Brown Tide occurs when the alga Aureococcus anophagefferens undergoes a harmful algal bloom (HAB). These blooms are essentially an explosive population growth of many single-celled marine plants collectively known as phytoplankton. Aureococcus anophagefferens can bloom in certain densities and turns the water dark brown, hence the term "Brown Tide." No conclusive evidence exists as to whether these blooms have a direct negative effect on human health, but they do cause excessive harm to many estuarine organisms like scallops, clams, and aquatic vegetation.
Aureococcus is a particularly hardy alga and is well adapted to flourish where its competitors find survival impossible. A study by researchers at Lamont-Doherty Earth Observatory and Stony Brook University has focused on the characteristics that make this alga such a successful survivor. The study has shown that the genes responsible for its ability to survive the murky waters are triggered by conditions typical in estuaries marred by excess human activity. While other photosynthetic algae perish in the absence of sunlight, or when they run out of their ideal inorganic nutrients, Aureococcus can survive days without sunlight and derive nutrition from the plentiful organic nutrients on offer, including sewage and lawn fertilizers. "They can exploit the low inorganic nutrient situations that other algae can't, and they continue to grow even when high cell densities shade out light," says study lead author Kyle Frischkorn.
Researchers have discovered the alga has as many as three times the light-harvesting genes as its competitors. Furthermore, it is capable of manufacturing enzymes that can break down organic nitrogen and phosphorus when inorganic nutrients become less available. Being smaller than most, it also needs a smaller amount of these resources to compete.
As part of the study, a strain of Aureococcus was cultivated under conditions of low light, inorganic nitrogen, and phosphorus. As expected, its light-harvesting genes were activated, as was its ability to exploit alternative forms of nitrogen and phosphorous.

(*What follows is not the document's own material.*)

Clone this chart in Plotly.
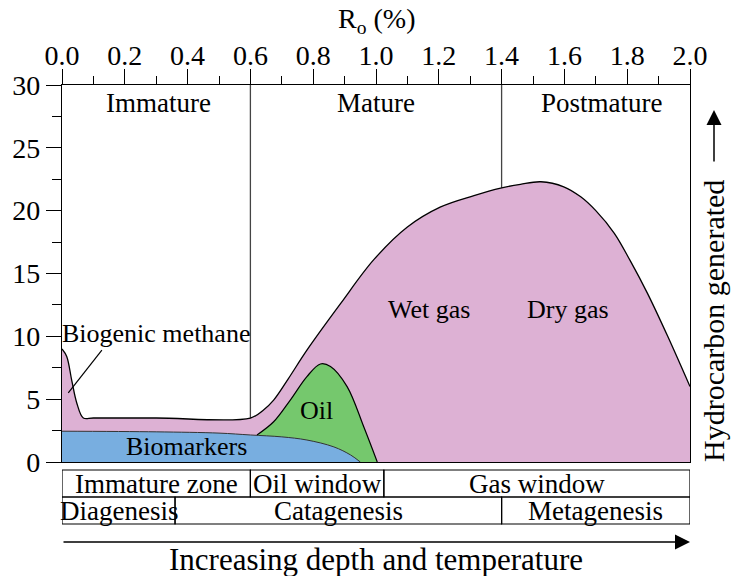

A number of significant advances have been made in the battle against these explosive blooms. While the conditions favoring the blooms are understood, little is known about the cell processes occurring inside the alga. A team of scientists led by Mingming Wu has designed a hydrogel-based microfluidic device that screens multiple environmental conditions known to promote algal bloom and allows the team to analyze algal growth. Indications are that as cell density increases, the algae start to form a colony and behave as a group. Once it is understood how the cells communicate with one another, Wu's team will understand why algae form the way they do and possibly reveal a way to halt the communication.